At some point on Open House night, you will be interacting with the kids, your new class, and their families. That’s what it’s all about, getting to know each other, with no bells and whistles, just talking to each other as human beings. It’s a chance, maybe your only chance, for parents to see you as a human being - a person whose on the other end of the phone, email, note home. The only thing you can do is be your authentic self. If you are naturally more reserved, you don’t have to act out of character just to feel like you’re impressing them. If you are louder and more extroverted, do you, boo - don’t hide who you really are! We ALL have to learn get on with people who are different than us - and there’s nothing wrong with who you are. Or who they are, for that matter.

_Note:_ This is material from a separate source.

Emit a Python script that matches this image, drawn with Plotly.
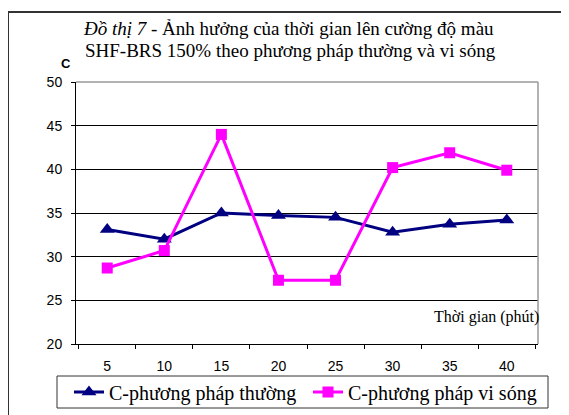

You do want to at least make an attempt to greet and speak to everyone who wants to be spoken to.
(Some people are going to get in, get out - that’s okay. Don’t take it personal, because it’s not). There is going to be someone who Just. Won’t. Stop. Talking. While there are kids that need to have the 411 before they are in your room and I’m as you are too appreciative of the parents that come forward and provide that information instead of SURPRISE - you can’t have your time monopolized when you there to meet everyone.
So this is an easy parent communication fix. Let someone finish their sentence. And say, “I’m sorry, could you repeat your name?” After they do so, Use their name and say “Mrs. Smith (if it’s that) thank you. This really helps me and I can tell there is more that we could discuss. Could you (choose what you prefer - phone call, meeting, email) me some more information so that we can discuss this more confidentially?” Emphasis on the confidential, because some parents loose sight of this, that there are other kids are parents (and therefore ears) at Meet the Teacher night that can hear what they are saying. Get that information, or show where in your meet the teacher letter where your contact info is, and thank them profusely. Then move on to your next parent.
Let's review, because this was long but important:
Do provide them with the necessary info about your room. A meet the teacher letter to students and to parents that they can take with them. All the forms so you can begin collecting all the info needed to liftoff on this new year.
You will interact and speak with your students and families for the first time - be yourself. More around the room. Make eye contact and be proud of you. Listen sincerely. But don’t let your time be monopolized, because some info can be shared confidentially at another time.
Meet the Teacher night is just the first of many memorable moments you’ll have this school year. There will be hiccups. It won’t be InstaPerfect. But you are capable, and you can find joy in this profession and school year. Stay focused on the organization and establishing how your classroom is going to run, and things will fall into place.